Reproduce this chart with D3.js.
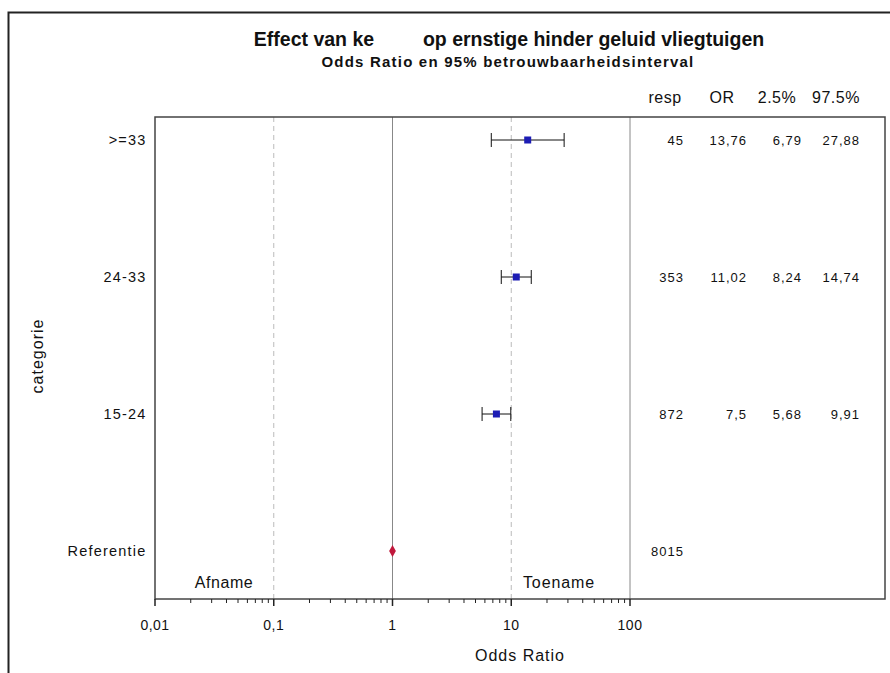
<!DOCTYPE html>
<html><head><meta charset="utf-8">
<script src="https://cdn.jsdelivr.net/npm/d3@7"></script>
<style>
body{margin:0;background:#fff;}
svg text{font-family:"Liberation Sans",Arial,sans-serif;fill:#111;}
</style></head><body>
<svg id="c" width="890" height="673"></svg>
<script>
const categories = [">=33", "24-33", "15-24", "Referentie"];
const orValues = [13.76, 11.02, 7.5, 1];
const lowerValues = [6.79, 8.24, 5.68, null];
const upperValues = [27.88, 14.74, 9.91, null];
const respValues = [45, 353, 872, 8015];
const tickValues = [0.01, 0.1, 1, 10, 100];
const tickLabels = ["0,01", "0,1", "1", "10", "100"];
const headers = ["resp", "OR", "2.5%", "97.5%"];

const svg = d3.select("#c");
const L = 155, R = 885, T = 117, B = 599;
const x = d3.scaleLog().domain([0.01, 100]).range([L, 630]);
const y = d3.scalePoint().domain(categories).range([140, 551]);
const fmt = v => v == null ? "" : String(v).replace(".", ",");

// outer frame
svg.append("path").attr("d", "M8.5,673 L8.5,12.5 L890,12.5").attr("fill","none").attr("stroke","#222").attr("stroke-width",2);

// titles
svg.append("text").attr("x", 509).attr("y", 46).attr("text-anchor","middle")
  .style("font-weight","bold").style("font-size","19.5px").style("white-space","pre")
  .text("Effect van ke         op ernstige hinder geluid vliegtuigen");
svg.append("text").attr("x", 508).attr("y", 67).attr("text-anchor","middle")
  .style("font-weight","bold").style("font-size","15px").style("letter-spacing","1.2px")
  .text("Odds Ratio en 95% betrouwbaarheidsinterval");

// reference lines
[0.1, 10].forEach(v => svg.append("line").attr("x1", x(v)).attr("x2", x(v)).attr("y1", T).attr("y2", B)
  .attr("stroke","#bbb").attr("stroke-dasharray","5,4"));
[1, 100].forEach(v => svg.append("line").attr("x1", x(v)).attr("x2", x(v)).attr("y1", T).attr("y2", B)
  .attr("stroke","#888"));

// plot frame
svg.append("rect").attr("x", L).attr("y", T).attr("width", R-L).attr("height", B-T)
  .attr("fill","none").attr("stroke","#444").attr("stroke-width",1.5);

// x axis ticks
const minor = [];
[0.01, 0.1, 1, 10].forEach(d => { for (let k=2;k<=9;k++) minor.push(d*k); });
svg.selectAll(".mt").data(minor).enter().append("line")
  .attr("x1", d=>x(d)).attr("x2", d=>x(d)).attr("y1", B).attr("y2", B+4).attr("stroke","#222");
svg.selectAll(".Mt").data(tickValues).enter().append("line")
  .attr("x1", d=>x(d)).attr("x2", d=>x(d)).attr("y1", B).attr("y2", B+7).attr("stroke","#222").attr("stroke-width",1.5);
svg.selectAll(".tl").data(tickValues).enter().append("text")
  .attr("x", d=>x(d)).attr("y", 630).attr("text-anchor","middle").style("font-size","14px").style("letter-spacing","0.5px")
  .text((d,i)=>tickLabels[i]);
svg.append("text").attr("x", (L+R)/2).attr("y", 661).attr("text-anchor","middle").style("font-size","16px").style("letter-spacing","1px").text("Odds Ratio");

// y labels
svg.selectAll(".cl").data(categories).enter().append("text")
  .attr("x", 146.5).attr("y", d=>y(d)+5).attr("text-anchor","end").style("font-size","14.5px").style("letter-spacing","1.2px").text(d=>d);
svg.append("text").attr("transform","translate(43,356) rotate(-90)").attr("text-anchor","middle")
  .style("font-size","16px").style("letter-spacing","1px").text("categorie");

// Afname / Toename
svg.append("text").attr("x", 224).attr("y", 588).attr("text-anchor","middle").style("font-size","16px").style("letter-spacing","0.6px").text("Afname");
svg.append("text").attr("x", 559).attr("y", 588).attr("text-anchor","middle").style("font-size","16px").style("letter-spacing","0.9px").text("Toename");

// CI bars
const rows = categories.map((c,i)=>({c, or: orValues[i], lo: lowerValues[i], hi: upperValues[i], n: respValues[i]}));
const ci = rows.filter(r=>r.lo!=null);
const g = svg.append("g");
ci.forEach(r => {
  const yy = y(r.c);
  g.append("line").attr("x1", x(r.lo)).attr("x2", x(r.hi)).attr("y1", yy).attr("y2", yy).attr("stroke","#111");
  [r.lo, r.hi].forEach(v => g.append("line").attr("x1", x(v)).attr("x2", x(v)).attr("y1", yy-7).attr("y2", yy+7).attr("stroke","#111"));
  g.append("rect").attr("x", x(r.or)-3.5).attr("y", yy-3.5).attr("width",7).attr("height",7).attr("fill","#1c1cb4");
});
rows.filter(r=>r.lo==null).forEach(r => {
  g.append("path").attr("d", d3.symbol().type(d3.symbolDiamond).size(40)())
    .attr("transform", `translate(${x(r.or)},${y(r.c)})`).attr("fill","#c0183c");
});

// table
const colX = [665, 722, 777, 836];
headers.forEach((h,i)=> svg.append("text").attr("x", colX[i]).attr("y", 103).attr("text-anchor","middle")
  .style("font-size","16px").style("letter-spacing","0.5px").text(h));
const valX = [684, 747, 802, 860];
rows.forEach(r => {
  const yy = y(r.c) + 4.5;
  const vals = [r.n, r.lo==null?null:r.or, r.lo, r.hi];
  vals.forEach((v,i)=>{
    if (v==null) return;
    svg.append("text").attr("x", valX[i]).attr("y", yy).attr("text-anchor","end")
      .style("font-size","13px").style("letter-spacing","1px").text(fmt(v));
  });
});
</script></body></html>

########################################

What you should do
Write out the listing above exactly as it stands, pictures excluded.

Solution for this task
Reproduce this chart with D3.js.
<!DOCTYPE html>
<html><head><meta charset="utf-8">
<script src="https://cdn.jsdelivr.net/npm/d3@7"></script>
<style>
body{margin:0;background:#fff;}
svg text{font-family:"Liberation Sans",Arial,sans-serif;fill:#111;}
</style></head><body>
<svg id="c" width="890" height="673"></svg>
<script>
const categories = [">=33", "24-33", "15-24", "Referentie"];
const orValues = [13.76, 11.02, 7.5, 1];
const lowerValues = [6.79, 8.24, 5.68, null];
const upperValues = [27.88, 14.74, 9.91, null];
const respValues = [45, 353, 872, 8015];
const tickValues = [0.01, 0.1, 1, 10, 100];
const tickLabels = ["0,01", "0,1", "1", "10", "100"];
const headers = ["resp", "OR", "2.5%", "97.5%"];

const svg = d3.select("#c");
const L = 155, R = 885, T = 117, B = 599;
const x = d3.scaleLog().domain([0.01, 100]).range([L, 630]);
const y = d3.scalePoint().domain(categories).range([140, 551]);
const fmt = v => v == null ? "" : String(v).replace(".", ",");

// outer frame
svg.append("path").attr("d", "M8.5,673 L8.5,12.5 L890,12.5").attr("fill","none").attr("stroke","#222").attr("stroke-width",2);

// titles
svg.append("text").attr("x", 509).attr("y", 46).attr("text-anchor","middle")
  .style("font-weight","bold").style("font-size","19.5px").style("white-space","pre")
  .text("Effect van ke         op ernstige hinder geluid vliegtuigen");
svg.append("text").attr("x", 508).attr("y", 67).attr("text-anchor","middle")
  .style("font-weight","bold").style("font-size","15px").style("letter-spacing","1.2px")
  .text("Odds Ratio en 95% betrouwbaarheidsinterval");

// reference lines
[0.1, 10].forEach(v => svg.append("line").attr("x1", x(v)).attr("x2", x(v)).attr("y1", T).attr("y2", B)
  .attr("stroke","#bbb").attr("stroke-dasharray","5,4"));
[1, 100].forEach(v => svg.append("line").attr("x1", x(v)).attr("x2", x(v)).attr("y1", T).attr("y2", B)
  .attr("stroke","#888"));

// plot frame
svg.append("rect").attr("x", L).attr("y", T).attr("width", R-L).attr("height", B-T)
  .attr("fill","none").attr("stroke","#444").attr("stroke-width",1.5);

// x axis ticks
const minor = [];
[0.01, 0.1, 1, 10].forEach(d => { for (let k=2;k<=9;k++) minor.push(d*k); });
svg.selectAll(".mt").data(minor).enter().append("line")
  .attr("x1", d=>x(d)).attr("x2", d=>x(d)).attr("y1", B).attr("y2", B+4).attr("stroke","#222");
svg.selectAll(".Mt").data(tickValues).enter().append("line")
  .attr("x1", d=>x(d)).attr("x2", d=>x(d)).attr("y1", B).attr("y2", B+7).attr("stroke","#222").attr("stroke-width",1.5);
svg.selectAll(".tl").data(tickValues).enter().append("text")
  .attr("x", d=>x(d)).attr("y", 630).attr("text-anchor","middle").style("font-size","14px").style("letter-spacing","0.5px")
  .text((d,i)=>tickLabels[i]);
svg.append("text").attr("x", (L+R)/2).attr("y", 661).attr("text-anchor","middle").style("font-size","16px").style("letter-spacing","1px").text("Odds Ratio");

// y labels
svg.selectAll(".cl").data(categories).enter().append("text")
  .attr("x", 146.5).attr("y", d=>y(d)+5).attr("text-anchor","end").style("font-size","14.5px").style("letter-spacing","1.2px").text(d=>d);
svg.append("text").attr("transform","translate(43,356) rotate(-90)").attr("text-anchor","middle")
  .style("font-size","16px").style("letter-spacing","1px").text("categorie");

// Afname / Toename
svg.append("text").attr("x", 224).attr("y", 588).attr("text-anchor","middle").style("font-size","16px").style("letter-spacing","0.6px").text("Afname");
svg.append("text").attr("x", 559).attr("y", 588).attr("text-anchor","middle").style("font-size","16px").style("letter-spacing","0.9px").text("Toename");

// CI bars
const rows = categories.map((c,i)=>({c, or: orValues[i], lo: lowerValues[i], hi: upperValues[i], n: respValues[i]}));
const ci = rows.filter(r=>r.lo!=null);
const g = svg.append("g");
ci.forEach(r => {
  const yy = y(r.c);
  g.append("line").attr("x1", x(r.lo)).attr("x2", x(r.hi)).attr("y1", yy).attr("y2", yy).attr("stroke","#111");
  [r.lo, r.hi].forEach(v => g.append("line").attr("x1", x(v)).attr("x2", x(v)).attr("y1", yy-7).attr("y2", yy+7).attr("stroke","#111"));
  g.append("rect").attr("x", x(r.or)-3.5).attr("y", yy-3.5).attr("width",7).attr("height",7).attr("fill","#1c1cb4");
});
rows.filter(r=>r.lo==null).forEach(r => {
  g.append("path").attr("d", d3.symbol().type(d3.symbolDiamond).size(40)())
    .attr("transform", `translate(${x(r.or)},${y(r.c)})`).attr("fill","#c0183c");
});

// table
const colX = [665, 722, 777, 836];
headers.forEach((h,i)=> svg.append("text").attr("x", colX[i]).attr("y", 103).attr("text-anchor","middle")
  .style("font-size","16px").style("letter-spacing","0.5px").text(h));
const valX = [684, 747, 802, 860];
rows.forEach(r => {
  const yy = y(r.c) + 4.5;
  const vals = [r.n, r.lo==null?null:r.or, r.lo, r.hi];
  vals.forEach((v,i)=>{
    if (v==null) return;
    svg.append("text").attr("x", valX[i]).attr("y", yy).attr("text-anchor","end")
      .style("font-size","13px").style("letter-spacing","1px").text(fmt(v));
  });
});
</script></body></html>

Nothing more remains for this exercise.